Now shipping are: volume 2 of the paperback edition of The Complete Peanuts, the boxed set of the first two volumes in that series, and the fourth trade paperback collection of the Kaboom! Peanuts comics. (I won’t be reviewing that last, as it’s got some of my work in it. But I might put a happy picture of me with the book once my comps arrive.)
- That serialized ebook by Schulz’s granddaughter on her struggles with her family, which I noted was not something you really needed to read a few years back, is now no longer available for the Kindle. This would cause me to have some deep thoughts about the unpermanent nature of ebooks, how had this been a physical book, you could find copies on the used market, but ebooks don’t work that way – if it wasn’t for the fact that both installments of this obviously-cut-short project are still available for the Nook.

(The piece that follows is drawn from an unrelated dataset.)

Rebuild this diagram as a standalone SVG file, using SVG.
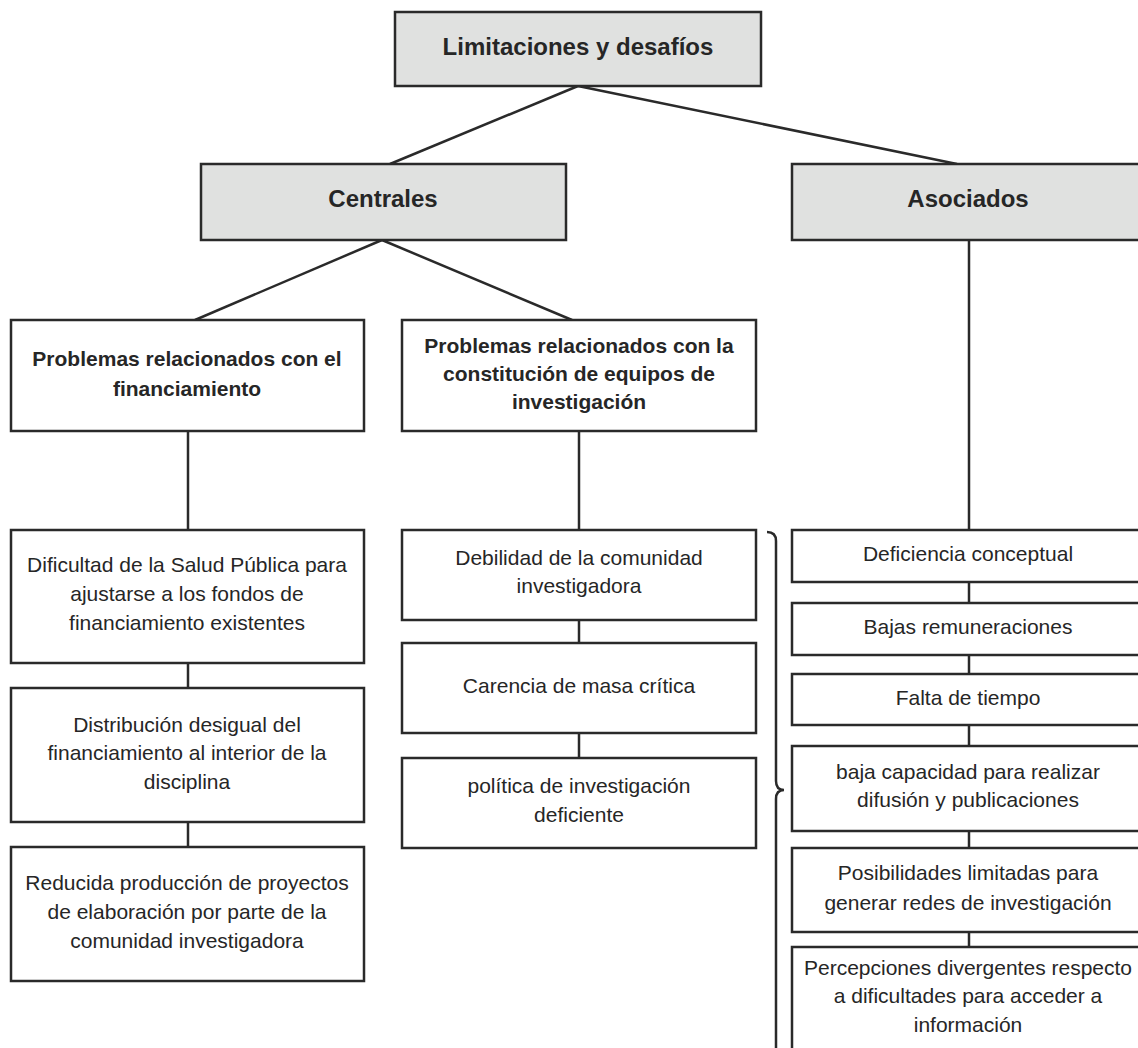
<svg xmlns="http://www.w3.org/2000/svg" width="1138" height="1048" viewBox="0 0 1138 1048">
<style>
.box{fill:#ffffff;stroke:#2a2a2a;stroke-width:2.5}
.head{fill:#e0e1e0;stroke:#2a2a2a;stroke-width:2.5}
.ln{fill:none;stroke:#2a2a2a;stroke-width:2.5}
text{font-family:"Liberation Sans",Arial,Helvetica,sans-serif;fill:#262626;text-anchor:middle}
.b24{font-size:24px;font-weight:bold}
.b21{font-size:21px;font-weight:bold}
.r21{font-size:21px}
</style>
<rect width="1138" height="1048" fill="#ffffff"/>
<g id="connectors">
<line class="ln" x1="578" y1="86" x2="390" y2="164"/>
<line class="ln" x1="578" y1="86" x2="957" y2="164"/>
<line class="ln" x1="382" y1="240" x2="195" y2="320"/>
<line class="ln" x1="382" y1="240" x2="572" y2="320"/>
<line class="ln" x1="969" y1="240" x2="969" y2="530"/>
<line class="ln" x1="188" y1="431" x2="188" y2="530"/>
<line class="ln" x1="188" y1="663" x2="188" y2="688"/>
<line class="ln" x1="188" y1="822" x2="188" y2="847"/>
<line class="ln" x1="579" y1="431" x2="579" y2="530"/>
<line class="ln" x1="579" y1="620" x2="579" y2="643"/>
<line class="ln" x1="579" y1="733" x2="579" y2="758"/>
<line class="ln" x1="969" y1="582" x2="969" y2="603"/>
<line class="ln" x1="969" y1="655" x2="969" y2="674"/>
<line class="ln" x1="969" y1="725" x2="969" y2="746"/>
<line class="ln" x1="969" y1="831" x2="969" y2="848"/>
<line class="ln" x1="969" y1="932" x2="969" y2="947"/>
</g>
<g id="brace">
<path class="ln" d="M767,532 Q776,532 776,541 L776,781 Q776,790 784,790 Q776,790 776,799 L776,1052"/>
</g>
<g id="n-top">
<rect class="head" x="395" y="12" width="366" height="74"/>
<text class="b24" x="578" y="55">Limitaciones y desafíos</text>
</g>
<g id="n-centrales">
<rect class="head" x="201" y="164" width="365" height="76"/>
<text class="b24" x="383" y="207">Centrales</text>
</g>
<g id="n-asociados">
<rect class="head" x="792" y="164" width="353" height="76"/>
<text class="b24" x="968" y="207">Asociados</text>
</g>
<g id="n-financ">
<rect class="box" x="11" y="320" width="353" height="111"/>
<text class="b21" x="187" y="366">Problemas relacionados con el</text>
<text class="b21" x="187" y="396">financiamiento</text>
</g>
<g id="n-equipos">
<rect class="box" x="402" y="320" width="354" height="111"/>
<text class="b21" x="579" y="353">Problemas relacionados con la</text>
<text class="b21" x="579" y="381">constitución de equipos de</text>
<text class="b21" x="579" y="409">investigación</text>
</g>
<g id="n-l1">
<rect class="box" x="11" y="530" width="353" height="133"/>
<text class="r21" x="187" y="572">Dificultad de la Salud Pública para</text>
<text class="r21" x="187" y="601">ajustarse a los fondos de</text>
<text class="r21" x="187" y="630">financiamiento existentes</text>
</g>
<g id="n-l2">
<rect class="box" x="11" y="688" width="353" height="134"/>
<text class="r21" x="187" y="732">Distribución desigual del</text>
<text class="r21" x="187" y="760">financiamiento al interior de la</text>
<text class="r21" x="187" y="789">disciplina</text>
</g>
<g id="n-l3">
<rect class="box" x="11" y="847" width="353" height="134"/>
<text class="r21" x="187" y="890">Reducida producción de proyectos</text>
<text class="r21" x="187" y="919">de elaboración por parte de la</text>
<text class="r21" x="187" y="948">comunidad investigadora</text>
</g>
<g id="n-m1">
<rect class="box" x="402" y="530" width="354" height="90"/>
<text class="r21" x="579" y="565">Debilidad de la comunidad</text>
<text class="r21" x="579" y="593">investigadora</text>
</g>
<g id="n-m2">
<rect class="box" x="402" y="643" width="354" height="90"/>
<text class="r21" x="579" y="693">Carencia de masa crítica</text>
</g>
<g id="n-m3">
<rect class="box" x="402" y="758" width="354" height="90"/>
<text class="r21" x="579" y="793">política de investigación</text>
<text class="r21" x="579" y="822">deficiente</text>
</g>
<g id="n-r1">
<rect class="box" x="792" y="530" width="353" height="52"/>
<text class="r21" x="968" y="561">Deficiencia conceptual</text>
</g>
<g id="n-r2">
<rect class="box" x="792" y="603" width="353" height="52"/>
<text class="r21" x="968" y="634">Bajas remuneraciones</text>
</g>
<g id="n-r3">
<rect class="box" x="792" y="674" width="353" height="51"/>
<text class="r21" x="968" y="705">Falta de tiempo</text>
</g>
<g id="n-r4">
<rect class="box" x="792" y="746" width="353" height="85"/>
<text class="r21" x="968" y="779">baja capacidad para realizar</text>
<text class="r21" x="968" y="807">difusión y publicaciones</text>
</g>
<g id="n-r5">
<rect class="box" x="792" y="848" width="353" height="84"/>
<text class="r21" x="968" y="880">Posibilidades limitadas para</text>
<text class="r21" x="968" y="910">generar redes de investigación</text>
</g>
<g id="n-r6">
<rect class="box" x="792" y="947" width="353" height="120"/>
<text class="r21" x="968" y="975">Percepciones divergentes respecto</text>
<text class="r21" x="968" y="1003">a dificultades para acceder a</text>
<text class="r21" x="968" y="1032">información</text>
</g>
</svg>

- Spotted: The Telegram book 1: The Story of Charles Schultz is a Christian historical romance with no visible link to the world of Peanuts, except for that name, different spelling and all.
- AAUGH Blog reader Walter pointed out the October 13 Nancy comic strip, which has Nancy reading an issue of Tip-Top Comics with Charlie Brown on the cover. Of course, Nancy herself appeared in Tip-Top more than the Peanuts kids did… and both Tip-Top and the Nancy comic book show up in Peanuts.